> **Work to be completed**
Gather from the listing below each line that includes the word "this", and copy it.

************

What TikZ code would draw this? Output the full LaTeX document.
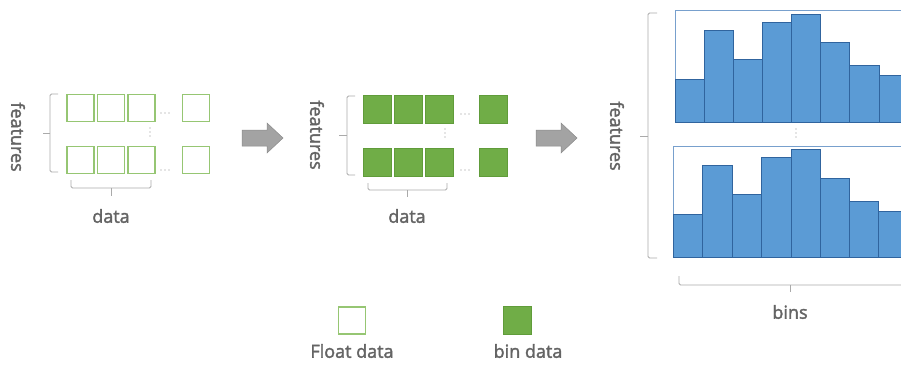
\documentclass[tikz,border=0pt]{standalone}
\usepackage{fontspec}
\setmainfont{Open Sans}
\newfontfamily\lblfont[FakeBold=2]{Open Sans}

\definecolor{txtgray}{RGB}{100,100,100}
\definecolor{brgray}{RGB}{170,170,170}
\definecolor{lightgreen}{RGB}{150,198,115}
\definecolor{fullgreen}{RGB}{112,173,71}
\definecolor{edgegreen}{RGB}{96,156,58}
\definecolor{barblue}{RGB}{91,155,213}
\definecolor{edgeblue}{RGB}{48,100,158}
\definecolor{frameblue}{RGB}{120,160,205}
\definecolor{arrowgray}{RGB}{163,163,163}

\begin{document}
\begin{tikzpicture}[x=1pt,y=-1pt,
  lbl/.style={font=\lblfont\fontsize{18}{21}\selectfont, text=txtgray},
  bracket/.style={draw=brgray, line width=0.8pt, rounded corners=1.5pt},
  bar/.style={fill=barblue, draw=edgeblue, line width=0.6pt},
  fatarrow/.style={fill=arrowgray, draw=arrowgray!85!black, line width=0.5pt},
  dotc/.style={fill=txtgray!70}]
\fill[white] (0,0) rectangle (901,364);
\useasboundingbox (0,0) rectangle (901,364);

% float data grid
 \begin{scope}[every node/.style={draw=lightgreen, line width=1.1pt, fill=white,
                                  minimum size=27pt, inner sep=0pt}]
  \node (f11) at (80.5,108) {};
  \node (f12) at (111,108) {};
  \node (f13) at (141.5,108) {};
  \node (f1n) at (196,108) {};
  \node (f21) at (80.5,160) {};
  \node (f22) at (111,160) {};
  \node (f23) at (141.5,160) {};
  \node (f2n) at (196,160) {};
  \node (legfloat) at (352,320.5) {};
 \end{scope}
 % ellipsis dots
 \fill[dotc] (161,113) circle (0.7) (165,113) circle (0.7) (169,113) circle (0.7);
 \fill[dotc] (161,170) circle (0.7) (165,170) circle (0.7) (169,170) circle (0.7);
 \fill[dotc] (150,128) circle (0.7) (150,132) circle (0.7) (150,136) circle (0.7);

% bin data grid
 \begin{scope}[every node/.style={draw=edgegreen, line width=0.6pt, fill=fullgreen,
                                  minimum size=28pt, inner sep=0pt}]
  \node (b11) at (377.5,109.5) {};
  \node (b12) at (408,109.5) {};
  \node (b13) at (439,109.5) {};
  \node (b1n) at (493,109.5) {};
  \node (b21) at (377.5,162) {};
  \node (b22) at (408,162) {};
  \node (b23) at (439,162) {};
  \node (b2n) at (493,162) {};
  \node (legbin) at (517.5,320.5) {};
 \end{scope}
 \fill[dotc] (461,114) circle (0.7) (465,114) circle (0.7) (469,114) circle (0.7);
 \fill[dotc] (461,170) circle (0.7) (465,170) circle (0.7) (469,170) circle (0.7);
 \fill[dotc] (445,129) circle (0.7) (445,133) circle (0.7) (445,137) circle (0.7);

% arrows between the stages
 \coordinate (arr1) at (242,138);
 \coordinate (arr2) at (536,138);
 \filldraw[fatarrow] (arr1) ++(0,-8) -- ++(25,0) -- ++(0,-7) -- ++(16,15)
                     -- ++(-16,15) -- ++(0,-7) -- ++(-25,0) -- cycle;
 \filldraw[fatarrow] (arr2) ++(0,-8) -- ++(25,0) -- ++(0,-7) -- ++(16,15)
                     -- ++(-16,15) -- ++(0,-7) -- ++(-25,0) -- cycle;

% histograms
 \draw[frameblue, line width=0.6pt] (910,10) -- (675,10) -- (675,122);
 \draw[bar] (675,122) rectangle (704,79);
 \draw[bar] (704,122) rectangle (733,30);
 \draw[bar] (733,122) rectangle (762,59);
 \draw[bar] (762,122) rectangle (791,22);
 \draw[bar] (791,122) rectangle (820,14);
 \draw[bar] (820,122) rectangle (849,42);
 \draw[bar] (849,122) rectangle (879,65);
 \draw[bar] (879,122) rectangle (908,75);
 \draw[frameblue, line width=0.6pt] (910,146) -- (673,146) -- (673,257);
 \draw[bar] (673,257) rectangle (702,214);
 \draw[bar] (702,257) rectangle (732,165);
 \draw[bar] (732,257) rectangle (761,194);
 \draw[bar] (761,257) rectangle (791,157);
 \draw[bar] (791,257) rectangle (820,149);
 \draw[bar] (820,257) rectangle (849,178);
 \draw[bar] (849,257) rectangle (878,201);
 \draw[bar] (878,257) rectangle (907,211);
 \fill[dotc] (796,129) circle (0.7) (796,133) circle (0.7) (796,137) circle (0.7);

% brackets
 \coordinate (fl1) at (58,94);   \coordinate (fl2) at (58,172);  \coordinate (flt) at (43,133);
 \coordinate (fd1) at (71,180);  \coordinate (fd2) at (151,180); \coordinate (fdt) at (111,196);
 \coordinate (bl1) at (355,96);  \coordinate (bl2) at (355,175); \coordinate (blt) at (339,135);
 \coordinate (bd1) at (368,183); \coordinate (bd2) at (447,183); \coordinate (bdt) at (407,197);
 \coordinate (hl1) at (657,13);  \coordinate (hl2) at (657,258); \coordinate (hlt) at (640,136);
 \coordinate (hd1) at (679,276); \coordinate (hd2) at (910,276); \coordinate (hdt) at (790,292);
 \draw[bracket] (fl1) -| (50,133) |- (fl2);  \draw[bracket] (50,133) -- (flt);
 \draw[bracket] (fd1) |- (111,188) -| (fd2); \draw[bracket] (111,188) -- (fdt);
 \draw[bracket] (bl1) -| (347,135) |- (bl2); \draw[bracket] (347,135) -- (blt);
 \draw[bracket] (bd1) |- (407,190) -| (bd2); \draw[bracket] (407,190) -- (bdt);
 \draw[bracket] (hl1) -| (648,136) |- (hl2); \draw[bracket] (648,136) -- (hlt);
 \draw[bracket] (hd1) |- (790,285) -| (hd2); \draw[bracket] (790,285) -- (hdt);

% labels
 \node[lbl, rotate=-90] (feat1) at (18,137) {features};
 \node[lbl, rotate=-90] (feat2) at (317,135) {features};
 \node[lbl, rotate=-90] (feat3) at (617,136) {features};
 \node[lbl] (data1) at (111,216) {data};
 \node[lbl] (data2) at (407,216) {data};
 \node[lbl] (bins) at (790,312) {bins};
 \node[lbl] (floatlbl) at (352,351) {Float data};
 \node[lbl] (binlbl) at (528,351) {bin data};
\end{tikzpicture}
\end{document}
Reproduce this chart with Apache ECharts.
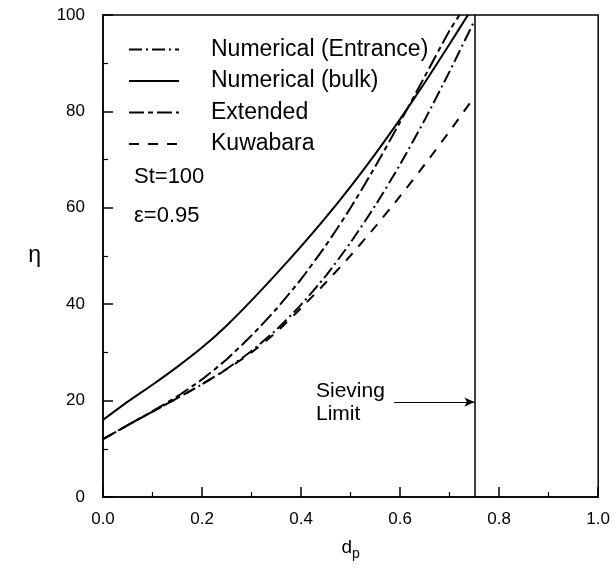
<!DOCTYPE html>
<html>
<head>
<meta charset="utf-8">
<script src="https://cdn.jsdelivr.net/npm/echarts@6/dist/echarts.min.js"></script>
<style>
  html, body { margin: 0; padding: 0; background: #fff; }
  #chart { width: 613px; height: 570px; }
</style>
</head>
<body>
<div id="chart"></div>
<script>
// Particle diameter d_p and collection efficiency eta for each model
const dpEntrance = [0, 0.05, 0.1, 0.15, 0.2, 0.25, 0.3, 0.35, 0.4, 0.45, 0.5, 0.55, 0.6, 0.65, 0.7, 0.75];
const etaEntrance = [12, 14.9, 17.7, 20.5, 23.4, 26.6, 30.3, 34.7, 39.9, 45.9, 52.8, 60.5, 69, 78.3, 88.3, 98.8];

const dpBulk = [0, 0.05, 0.1, 0.15, 0.2, 0.25, 0.3, 0.35, 0.4, 0.45, 0.5, 0.55, 0.6, 0.65, 0.7, 0.737];
const etaBulk = [16, 19.8, 23.3, 27, 31, 35.6, 40.8, 46.3, 52, 58, 64.4, 71.2, 78.4, 86, 94, 100];

const dpExtended = [0, 0.05, 0.1, 0.15, 0.2, 0.25, 0.3, 0.35, 0.4, 0.45, 0.5, 0.55, 0.6, 0.65, 0.7, 0.72];
const etaExtended = [12, 14.9, 17.8, 20.9, 24.4, 28.6, 33.5, 39, 45.2, 52.2, 60, 68.6, 77.8, 87.3, 96.8, 100];

const dpKuwabara = [0, 0.05, 0.1, 0.15, 0.2, 0.25, 0.3, 0.35, 0.4, 0.45, 0.5, 0.55, 0.6, 0.65, 0.7, 0.75];
const etaKuwabara = [12, 14.9, 17.7, 20.5, 23.4, 26.5, 30, 34.2, 39.2, 44.5, 50.1, 56.1, 62.4, 69, 75.9, 83];

// Sieving limit marker and its pointer arrow
const sievingLimit = 0.75;
const arrowStart = 0.588;
const arrowEta = 19.7;

const xTicks = [0, 0.2, 0.4, 0.6, 0.8, 1.0];
const yTicks = [0, 20, 40, 60, 80, 100];

const seriesNames = ['Numerical (Entrance)', 'Numerical (bulk)', 'Extended', 'Kuwabara'];

const pairs = (xs, ys) => xs.map((x, i) => [x, ys[i]]);

const FONT = 'Liberation Sans';
const chart = echarts.init(document.getElementById('chart'), null, { renderer: 'canvas' });

const lineSeries = (name, xs, ys, dash) => ({
  name: name,
  type: 'line',
  data: pairs(xs, ys),
  smooth: 0.2,
  symbol: 'none',
  showSymbol: false,
  clip: true,
  lineStyle: { color: '#000', width: 2, type: dash },
  itemStyle: { color: '#000' },
  animation: false
});

const option = {
  backgroundColor: '#fff',
  animation: false,
  grid: {
    left: 103, right: 9, top: 15, bottom: 73,
    show: true, borderColor: '#000', borderWidth: 1.5, backgroundColor: 'transparent'
  },
  legend: {
    orient: 'vertical',
    left: 123, top: 33,
    itemWidth: 50, itemHeight: 14, itemGap: 8.5,
    data: seriesNames,
    itemStyle: { opacity: 0 },
    textStyle: { fontFamily: FONT, fontSize: 23, color: '#000', padding: [0, 0, 0, 27] },
    selectedMode: false
  },
  xAxis: {
    type: 'value', min: 0, max: 1, interval: 0.2,
    name: '{d|d}{p|p}', nameLocation: 'middle', nameGap: 38,
    nameTextStyle: {
      rich: {
        d: { fontFamily: FONT, fontSize: 19, color: '#000' },
        p: { fontFamily: FONT, fontSize: 14, color: '#000', verticalAlign: 'bottom', padding: [12, 0, 0, 0] }
      }
    },
    axisLine: { lineStyle: { color: '#000', width: 1.5 } },
    axisTick: { inside: true, length: 10, lineStyle: { color: '#000', width: 1.5 } },
    minorTick: { show: true, splitNumber: 2, length: 5, lineStyle: { color: '#000', width: 1.2 } },
    splitLine: { show: false },
    axisLabel: {
      margin: 14, fontFamily: FONT, fontSize: 17, color: '#000',
      formatter: v => xTicks.find(t => Math.abs(t - v) < 1e-9).toFixed(1)
    }
  },
  yAxis: {
    type: 'value', min: 0, max: 100, interval: 20,
    name: 'η', nameLocation: 'middle', nameRotate: 0, nameGap: 62,
    nameTextStyle: { fontFamily: FONT, fontSize: 23, color: '#000' },
    axisLine: { lineStyle: { color: '#000', width: 1.5 } },
    axisTick: { inside: true, length: 10, lineStyle: { color: '#000', width: 1.5 } },
    minorTick: { show: true, splitNumber: 2, length: 5, lineStyle: { color: '#000', width: 1.2 } },
    splitLine: { show: false },
    axisLabel: {
      margin: 18, fontFamily: FONT, fontSize: 17, color: '#000',
      formatter: v => String(yTicks.find(t => Math.abs(t - v) < 1e-9))
    }
  },
  series: [
    lineSeries(seriesNames[0], dpEntrance, etaEntrance, [13, 4, 2, 4]),
    lineSeries(seriesNames[1], dpBulk, etaBulk, 'solid'),
    lineSeries(seriesNames[2], dpExtended, etaExtended, [15, 4, 5, 4]),
    Object.assign(lineSeries(seriesNames[3], dpKuwabara, etaKuwabara, [10, 9]), {
      markLine: {
        silent: true,
        animation: false,
        label: { show: false },
        data: [
          [
            { coord: [sievingLimit, 0], symbol: 'none', lineStyle: { type: 'solid', color: '#000', width: 1.5 } },
            { coord: [sievingLimit, 100], symbol: 'none' }
          ],
          [
            { coord: [arrowStart, arrowEta], symbol: 'none', lineStyle: { type: 'solid', color: '#000', width: 1.2 } },
            { coord: [sievingLimit, arrowEta], symbol: 'arrow', symbolSize: [7, 10] }
          ]
        ]
      }
    })
  ],
  graphic: [
    {
      type: 'text', left: 134, top: 166,
      style: { text: 'St=100', fontFamily: FONT, fontSize: 22, fill: '#000' }
    },
    {
      type: 'text', left: 134, top: 205,
      style: { text: 'ε=0.95', fontFamily: FONT, fontSize: 22, fill: '#000' }
    },
    {
      type: 'text', left: 316, top: 380,
      style: { text: 'Sieving\nLimit', fontFamily: FONT, fontSize: 21, lineHeight: 23, fill: '#000' }
    }
  ]
};

chart.setOption(option);
</script>
</body>
</html>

************

> **Answer to the task**
What TikZ code would draw this? Output the full LaTeX document.
Reproduce this chart with Apache ECharts.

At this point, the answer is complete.